RALEIGH, N.C. — As the Carolina Hurricanes celebrated on the ice after clinching their first Stanley Cup Final appearance in 20 years, Rod Brind’Amour embraced his players while reminding them another series awaited.
Veteran forward Jordan Martinook then approached his coach.
“All right, Marty, you got us here,” Brind’Amour told him.
“One more,” Martinook replied, on cue. “Yep, one more.”
After eight seasons with Brind’Amour at the helm — the former captain who led Carolina to the Cup in 2006 — the team finally overcame their Eastern Conference Final obstacle by eliminating the Montreal Canadiens in five games Friday night. The breakthrough was especially meaningful for five players who endured three previous conference final losses since 2019 when Brind’Amour began coaching: Martinook, captain Jordan Staal, forwards Sebastian Aho and Andrei Svechnikov, and defenseman Jaccob Slavin.
“It’s hard to really describe,” Staal said as he sat at his locker. “It’s been a lot of grinding, a lot of ups and downs. … I’m just so happy to be where we’re at and just excited for the opportunity ahead.”
Carolina’s transformation started when Brind’Amour was promoted to head coach in 2018 following seven years as an assistant. The Hurricanes were stuck in a nine-year playoff absence at that time.
They’ve qualified for the postseason every year since. The five core players have remained throughout Brind’Amour’s entire tenure:
— Staal joined Carolina from Pittsburgh during the 2012 NHL Entry Draft. He captured the Cup with the Penguins in 2009 — including a sweep of the Hurricanes in the Eastern Conference Final while Brind’Amour was still playing — but endured six seasons without playoffs in Carolina.
— Slavin was selected in the fourth round of 2012 and had spent three years with Carolina before emerging as one of the league’s premier defensive defensemen.
— Aho was chosen in the second round of 2015 and had two seasons with Carolina while developing into the team’s top-line center.
— Carolina obtained Martinook from Arizona shortly after Brind’Amour’s appointment, acquiring a player who would form a strong checking line with Staal.
— Carolina selected Svechnikov second overall a month following Brind’Amour’s promotion, with Svechnikov becoming a physical presence alongside Aho.
Success came quickly. Carolina eliminated defending Cup champion Washington in a seven-game opening round, then made a surprising run to the Eastern Conference Final before Boston swept them.
It marked the beginning of both sustained achievement and repeated disappointment.
The Hurricanes reached the Eastern Conference Final again in 2023, this time holding home-ice advantage against the Florida Panthers. However, they suffered another sweep in four one-goal contests, including a four-overtime marathon in Game 1.

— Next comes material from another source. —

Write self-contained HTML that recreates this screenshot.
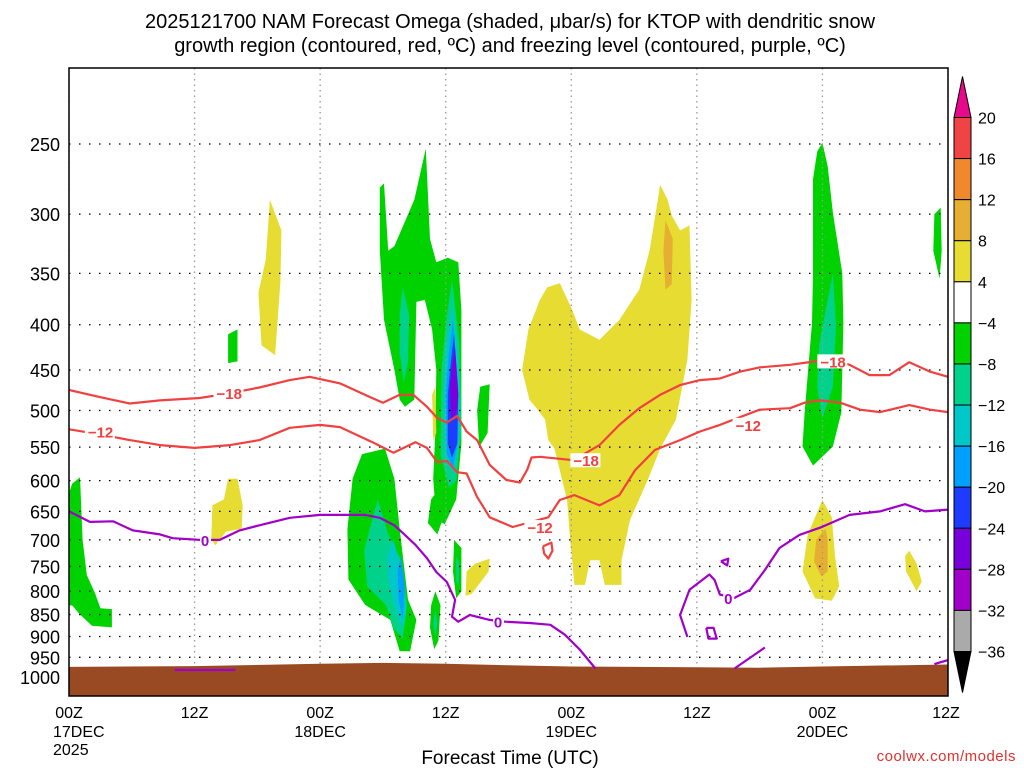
<!DOCTYPE html>
<html><head><meta charset="utf-8"><style>
html,body{margin:0;padding:0;background:#fff;}
svg{display:block;font-family:"Liberation Sans",sans-serif;}
</style></head><body>
<svg id="chart" width="1024" height="768" viewBox="0 0 1024 768" xmlns="http://www.w3.org/2000/svg">
<text x="510" y="28" font-size="20" text-anchor="middle">2025121700 NAM Forecast Omega (shaded, μbar/s) for KTOP with dendritic snow</text>
<text x="510" y="52" font-size="20" text-anchor="middle">growth region (contoured, red, ºC) and freezing level (contoured, purple, ºC)</text>
<g id="plot"></g>
<text x="510" y="764" font-size="19" text-anchor="middle">Forecast Time (UTC)</text>
<text x="1016" y="761" font-size="15" fill="#e03030" text-anchor="end" letter-spacing="0.5">coolwx.com/models</text>
</svg>
<script>
// ---- data ----
const pressureTicks = [250,300,350,400,450,500,550,600,650,700,750,800,850,900,950,1000];
const timeTicks = [0,12,24,36,48,60,72,84];
const timeLabels = ["00Z","12Z","00Z","12Z","00Z","12Z","00Z","12Z"];
const dateLabels = ["17DEC","","18DEC","","19DEC","","20DEC",""];
const cbLevels = [20,16,12,8,4,-4,-8,-12,-16,-20,-24,-28,-32,-36];
const cbColors = ["#f04444","#f0882c","#e6ae32","#e6dc32","#ffffff","#00d200","#00d28c","#00c8c8","#00a0ff","#1e3cff","#7800dc","#a000c8","#aaaaaa"];
const cbTopColor = "#e8088c";
const cbBottomColor = "#000000";
// omega polygons [hour, hPa]; level index into cbColors
const omegaLeftGreen = [[0,620],[0.3,605],[1.05,595],[1.3,700],[1.7,767],[2.5,805],[3.0,836],[4.1,838],[4.1,879],[2.2,875],[1.05,850],[0.3,830],[0,830]];
const omegaYellowTop1 = [[19.2,289],[20.3,313],[20.2,358],[19.7,433],[18.4,422],[18.1,368],[18.8,338]];
const omegaGreenSmall1 = [[15.2,410],[16.1,405],[16.1,440],[15.2,442]];
const omegaYellowSmall1 = [[15.2,597],[16.1,597],[16.6,640],[16.5,680],[15,685],[14,710],[13.6,700],[13.7,640],[14.8,630]];
const omegaCoreGreen = [[29.7,280],[30.1,277],[30.5,330],[31.1,326],[33.0,289],[34.1,253],[34.5,320],[35.1,340],[36.2,336],[37.2,340],[37.5,385],[37.5,545],[37.0,630],[35.9,672],[35.1,663],[34.8,597],[35.0,530],[35.1,450],[34.7,405],[34.0,375],[33.2,377],[33.0,486],[32.1,495],[31.6,486],[31.1,450],[30.1,395],[29.7,330]];
const omegaCoreTealLeft = [[31.9,363],[32.5,390],[32.4,440],[32.0,465],[31.6,430],[31.6,390]];
const omegaCoreTeal = [[36.6,356],[37.3,420],[37.5,520],[37.0,600],[36.3,611],[35.5,560],[35.6,450],[36.0,400]];
const omegaCoreCyan = [[36.6,380],[37.3,450],[37.3,540],[36.8,590],[36.0,570],[35.8,480],[36.1,420]];
const omegaCoreLtBlue = [[36.7,395],[37.2,470],[37.2,540],[36.7,580],[36.1,560],[36.0,480],[36.3,430]];
const omegaCoreBlue = [[36.8,410],[37.2,480],[37.1,545],[36.6,565],[36.2,545],[36.2,480],[36.5,440]];
const omegaCorePurple = [[36.9,425],[37.2,480],[37.0,505],[36.5,510],[36.4,470],[36.6,445]];
const omegaLowGreen = [[28.0,560],[30.2,552],[31.1,597],[31.6,681],[32.4,818],[33.2,862],[32.6,935],[31.6,935],[30.7,862],[28.3,829],[26.7,776],[26.6,681],[27.1,597]];
const omegaLowTeal = [[29.5,630],[30.5,690],[31.8,740],[32.3,830],[31.9,905],[31.0,880],[30.3,830],[28.5,790],[28.2,720]];
const omegaLowCyan = [[31.0,700],[31.8,760],[32.2,840],[31.8,880],[31.2,840],[30.5,780],[30.4,730]];
const omegaLowLtBlue = [[31.7,730],[32.1,790],[31.9,860],[31.5,820],[31.4,760]];
const omegaGreenG = [[35.0,800],[35.5,830],[35.3,910],[34.9,930],[34.5,880],[34.6,830]];
const omegaTealG = [[35.0,840],[35.2,870],[35.0,900],[34.8,870]];
const omegaGreenH = [[36.0,600],[36.2,640],[35.2,690],[34.3,670],[34.6,630]];
const omegaGreenI = [[36.8,700],[37.5,715],[37.5,800],[37.0,815],[36.7,760]];
const omegaTealI = [[37.0,730],[37.3,745],[37.2,790],[37.0,780]];
const omegaGreenK = [[39.3,470],[40.2,467],[40.0,530],[39.2,550],[39.0,500]];
const omegaYellowL = [[34.7,480],[35.0,470],[35.1,530],[34.8,540]];
const omegaYellowM = [[40.2,735],[40.1,760],[38.5,805],[37.9,810],[38.0,760],[38.8,745]];
const omegaYellowBig = [[45.7,363],[46.9,359],[48.1,385],[48.8,405],[50.7,416],[52.6,395],[54.5,365],[55.5,329],[56.5,278],[57.2,289],[57.6,301],[58.4,313],[59.3,309],[59.5,375],[59.1,438],[58.0,512],[56.5,552],[55.3,599],[53.6,665],[52.8,738],[52.8,787],[51.2,787],[50.7,738],[49.8,738],[49.3,787],[48.3,787],[47.9,700],[47.6,631],[46.9,584],[46.4,552],[45.8,540],[45.5,512],[44.8,499],[44.0,486],[43.3,450],[43.9,405],[45.0,375]];
const omegaGoldSmall = [[57.0,305],[57.7,320],[57.6,360],[57.0,365],[56.8,330]];
const omegaGreen20 = [[72.0,249],[72.5,265],[73.0,299],[73.9,350],[74.0,398],[73.8,503],[73.0,549],[71.1,577],[70.1,549],[70.3,503],[71.0,398],[71.1,350],[71.1,299],[71.1,274],[71.5,255]];
const omegaTeal20 = [[73.0,350],[73.3,400],[73.0,470],[72.0,510],[71.5,470],[71.7,420]];
const omegaYellow20 = [[72.0,631],[72.9,660],[73.2,730],[73.6,790],[72.9,820],[71.3,815],[70.1,760],[70.6,690]];
const omegaOrange20 = [[72.3,680],[72.5,700],[72.5,760],[71.9,770],[71.2,740],[71.4,700]];
const omegaYellowQ = [[80.3,720],[81.0,745],[81.5,780],[81.0,800],[80.0,760],[79.9,730]];
const omegaGreenR = [[83.3,295],[83.4,330],[83.2,355],[82.6,330],[82.7,300]];
const omegaLayers = [
 [omegaLeftGreen,5],[omegaYellowTop1,3],[omegaGreenSmall1,5],[omegaYellowSmall1,3],
 [omegaCoreGreen,5],[omegaCoreTealLeft,6],[omegaCoreTeal,6],[omegaCoreCyan,7],[omegaCoreLtBlue,8],[omegaCoreBlue,9],[omegaCorePurple,10],
 [omegaLowGreen,5],[omegaLowTeal,6],[omegaLowCyan,7],[omegaLowLtBlue,8],
 [omegaGreenG,5],[omegaTealG,6],[omegaGreenH,5],[omegaGreenI,5],[omegaTealI,6],[omegaGreenK,5],[omegaYellowL,3],[omegaYellowM,3],
 [omegaYellowBig,3],[omegaGoldSmall,2],[omegaGreen20,5],[omegaTeal20,6],[omegaYellow20,3],[omegaOrange20,2],[omegaYellowQ,3],[omegaGreenR,5]
];
// temperature contours
const iso18 = [[0,474],[3,483],[5.8,491],[8.7,487],[12.5,484],[15.4,478],[18.2,471],[21.1,462],[23,458],[25.9,466],[28.8,483],[30,490],[31.6,480],[32.9,480],[34.2,495],[35.2,510],[36.1,516],[37.1,507],[38,528],[39,540],[40.2,576],[41.8,599],[43.1,603],[43.8,583],[44.2,565],[45,564],[48.2,569],[50.7,547],[52.6,519],[54.5,497],[56.5,480],[58.4,468],[60.3,462],[62.2,460],[64.1,452],[66,447],[68.9,444],[71.3,440],[72.7,438],[74.6,444],[76.5,456],[78.4,456],[80.3,441],[82.3,452],[84,458]];
const iso12 = [[0,525],[3,532],[5.8,540],[8.7,547],[12,551],[15.4,547],[18.2,540],[21.1,523],[24,519],[25.9,522],[29,543],[31,558],[33.1,543],[34.2,551],[35.2,572],[36.1,570],[37.1,587],[38,589],[39,626],[40.2,660],[42.4,677],[45.8,660],[46.9,631],[48.3,623],[50.7,640],[52.6,623],[54.1,584],[56,554],[58.4,540],[60.3,528],[62.2,519],[66,499],[68.9,497],[70.3,490],[71.8,487],[73.7,490],[75.6,499],[77.5,502],[80.3,493],[82.3,499],[84,502]];
const iso12Small = [[45.3,712],[46.1,705],[46.2,720],[45.8,735],[45.4,725],[45.3,712]];
const iso0a = [[0,650],[2,668],[4.2,667],[6.1,683],[8.7,690],[9.9,697],[12.5,700],[14.4,700],[16.3,683],[18.2,674],[21.1,661],[24,656],[28.3,656],[29.7,661],[31.1,674],[32.1,691],[33.1,709],[34.2,734],[35.1,761],[36.1,781],[36.9,818],[36.6,855],[37.2,866],[38.3,851],[40.2,862],[41.7,866],[44,869],[46,873],[47.4,896],[48.8,931],[50.3,978]];
const iso0b = [[59.1,901],[58.4,851],[59.3,797],[61.2,766],[61.7,777],[62.2,807],[63.6,814],[65.1,797],[66.5,757],[67.9,715],[69.8,691],[71.8,678],[74.6,656],[77.5,650],[79.9,638],[81.8,650],[84,647]];
const iso0c = [[60.9,880],[61.6,880],[61.9,905],[61.1,905],[60.9,880]];
const iso0d = [[62.3,740],[63.0,735],[62.9,748],[62.3,740]];
const iso0e = [[63.6,978],[66.5,926]];
const iso0f = [[10.1,982],[15.9,982]];
const iso0g = [[82.7,967],[84,957]];
const tempLabels = [[1.8,"-12",0,528],[14.1,"-18",1,478],[48.2,"-18",1,569],[43.8,"-12",0,677],[63.7,"-12",0,519],[71.8,"-18",1,440]];
const zeroLabels = [[13,700],[41,866],[63,814]];
const terrain = [[0,974],[12,972],[24,966],[30,964],[36,966],[42,970],[48,973],[60,975],[66,976],[72,973],[84,968]];

// ---- axes ----
const X0=69,X1=948,Y0=68,Y1=696;
const xs = h => X0 + h*(X1-X0)/84;
const yp = p => 144 + 384.5*Math.log(p/250);
const NS="http://www.w3.org/2000/svg";
const plot=document.getElementById('plot');
const svg=document.getElementById('chart');
function mk(tag,attrs,parent){const e=document.createElementNS(NS,tag);for(const k in attrs)e.setAttribute(k,attrs[k]);(parent||plot).appendChild(e);return e;}
const pts = arr => arr.map(d=>xs(d[0]).toFixed(1)+","+yp(d[1]).toFixed(1)).join(" ");

const cp=mk('clipPath',{id:'pc'},svg);mk('rect',{x:X0,y:Y0,width:X1-X0,height:Y1-Y0},cp);
const g=mk('g',{'clip-path':'url(#pc)'});

omegaLayers.forEach(function(L,i){
  const e=mk('polygon',{points:pts(L[0]),fill:cbColors[L[1]]},g);
  
  
});
pressureTicks.forEach(function(p){
  const e=mk('line',{x1:X0,x2:X1,y1:yp(p),y2:yp(p),stroke:'#000','stroke-width':1.3,'stroke-dasharray':'1.5,8.5'},g);
  
  
});
timeTicks.forEach(function(t){
  const e=mk('line',{x1:xs(t),x2:xs(t),y1:Y0,y2:Y1,stroke:'#999','stroke-width':1.3,'stroke-dasharray':'1.5,4'},g);
  
  
});
{
  const tp=terrain.map(d=>xs(d[0]).toFixed(1)+","+yp(d[1]).toFixed(1)).join(" ")+" "+xs(84)+","+Y1+" "+xs(0)+","+Y1;
  const e=mk('polygon',{points:tp,fill:'#9a4a22'},g);
  
  
}
function line(arr,color,name){
  const e=mk('polyline',{points:pts(arr),fill:'none',stroke:color,'stroke-width':2.2,'stroke-linejoin':'round'},g);
  
  
}
line(iso18,'#f04040','isotherm-minus18');
line(iso12,'#f04040','isotherm-minus12');
line(iso12Small,'#f04040','isotherm-minus12-small');
[iso0a,iso0b,iso0c,iso0d,iso0e,iso0f,iso0g].forEach(function(a,i){line(a,'#a000c8','freezing-level-'+i);});
tempLabels.forEach(function(l){
  const x=xs(l[0]),y=yp(l[3]);
  mk('rect',{x:x-3,y:y-7,width:30,height:14,fill:'#fff'},g);
  const e=mk('text',{x:x,y:y+6,'font-size':15,'font-weight':'bold',fill:'#f04040'},g);
  e.textContent=l[1].replace('-','−');
  
  
});
zeroLabels.forEach(function(l){
  const x=xs(l[0]),y=yp(l[1]);
  mk('rect',{x:x-5,y:y-7,width:11,height:14,fill:'#fff'},g);
  const e=mk('text',{x:x,y:y+6,'font-size':15,'font-weight':'bold',fill:'#a000c8','text-anchor':'middle'},g);
  e.textContent='0';
  
  
});
{const e=mk('rect',{x:X0,y:Y0,width:X1-X0,height:Y1-Y0,fill:'none',stroke:'#000','stroke-width':1.5});
}
pressureTicks.forEach(function(p){
  const e=mk('text',{x:60,y:yp(p)+7,'font-size':18,'text-anchor':'end'});
  e.textContent=p;
  
  
});
timeTicks.forEach(function(t,i){
  const e=mk('text',{x:xs(t)+(i==7?-2:0),y:718,'font-size':16,'text-anchor':'middle'});
  e.textContent=timeLabels[i];
  
  
  if(dateLabels[i]){
    const d=mk('text',{x:xs(t)+(i==0?-16:0),y:737,'font-size':16,'text-anchor':i==0?'start':'middle'});
    d.textContent=dateLabels[i];
    
    
  }
});
{const e=mk('text',{x:53,y:755,'font-size':16});e.textContent='2025';
}
const CBX=954,CBW=17,CBT=117.5,CBB=651.5;
const step=(CBB-CBT)/(cbLevels.length-1);
{const e=mk('polygon',{points:`${CBX},${CBT} ${CBX+CBW},${CBT} ${CBX+CBW/2},${CBT-41}`,fill:cbTopColor,stroke:'#000'},svg);
}
{const e=mk('polygon',{points:`${CBX},${CBB} ${CBX+CBW},${CBB} ${CBX+CBW/2},${CBB+41}`,fill:cbBottomColor,stroke:'#000'},svg);
}
cbColors.forEach(function(c,i){
  const e=mk('rect',{x:CBX,y:CBT+i*step,width:CBW,height:step,fill:c,stroke:'#000','stroke-width':1},svg);
  
  
});
cbLevels.forEach(function(v,i){
  const e=mk('text',{x:978,y:CBT+i*step+6,'font-size':16},svg);
  e.textContent=v<0?'−'+(-v):String(v);
  
  
});
</script>
</body></html>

Last year brought a rematch that quickly deteriorated. They dropped Games 1 and 2 in performances that frustrated their typically energetic home crowd, fell behind 0-3 in the series and were eliminated in five games.
That left Carolina with a 1-12 record in that round under Brind’Amour, unable to convert years of regular-season consistency into postseason advancement. It contributed to the “scar tissue” Martinook referenced Friday night, shared by the five core players with Brind’Amour and holdovers like assistant coach Jeff Daniels and longtime video coach Chris Huffine.
“They’ve really grinded out and did it the right way,” Brind’Amour said, “and took a lot of, I think, flack for getting this far and not getting past it. Unduly. I don’t think that was right, because they played as hard as they could. … They gave it everything they had, and that’s all you can ask.
“We got better this year, we added some pieces that made us better to get us to this point. But as a coach, you watch these guys every day, there’s nobody luckier than me to have these guys, the way they approach their business on a daily basis, not just now.”
That dedication was most evident against Montreal.
The Hurricanes swept Ottawa and Philadelphia in the opening two rounds, earning an 11-day break between rounds — the longest playoff intermission in over a century. They emerged with a terrible start against the Canadiens, who scored four first-period goals in a 6-2 victory that recalled previous conference final struggles.
Rather than collapse, the experienced Hurricanes rallied.
Nikolaj Ehlers delivered a 3-2 overtime victory in Game 2. They captured Game 3 by the same overtime margin on Svechnikov’s road winner, with Aho providing a screen on Jakub Dobes at the crease. From there, they found their suffocating style that Staal compared to a “machine,” winning 4-0 on the road before Friday’s 6-1 home triumph.
Carolina became the first team to reach the Stanley Cup Final with just one loss since 1983, according to SportRadar, and the first to accomplish this feat since the league adopted best-of-seven series for all four playoff rounds in 1987.
Now they face Vegas for the Cup, a rare new chapter for Carolina’s core group in this extended journey.
“I feel like it was more maybe you guys talking about, ‘Oh, this is the Eastern Conference Final, can’t go past it,’” Aho told reporters in the locker room afterward. “I thought the room was definitely very confident in what we can do. But yeah, it feels good to play for the Cup now.”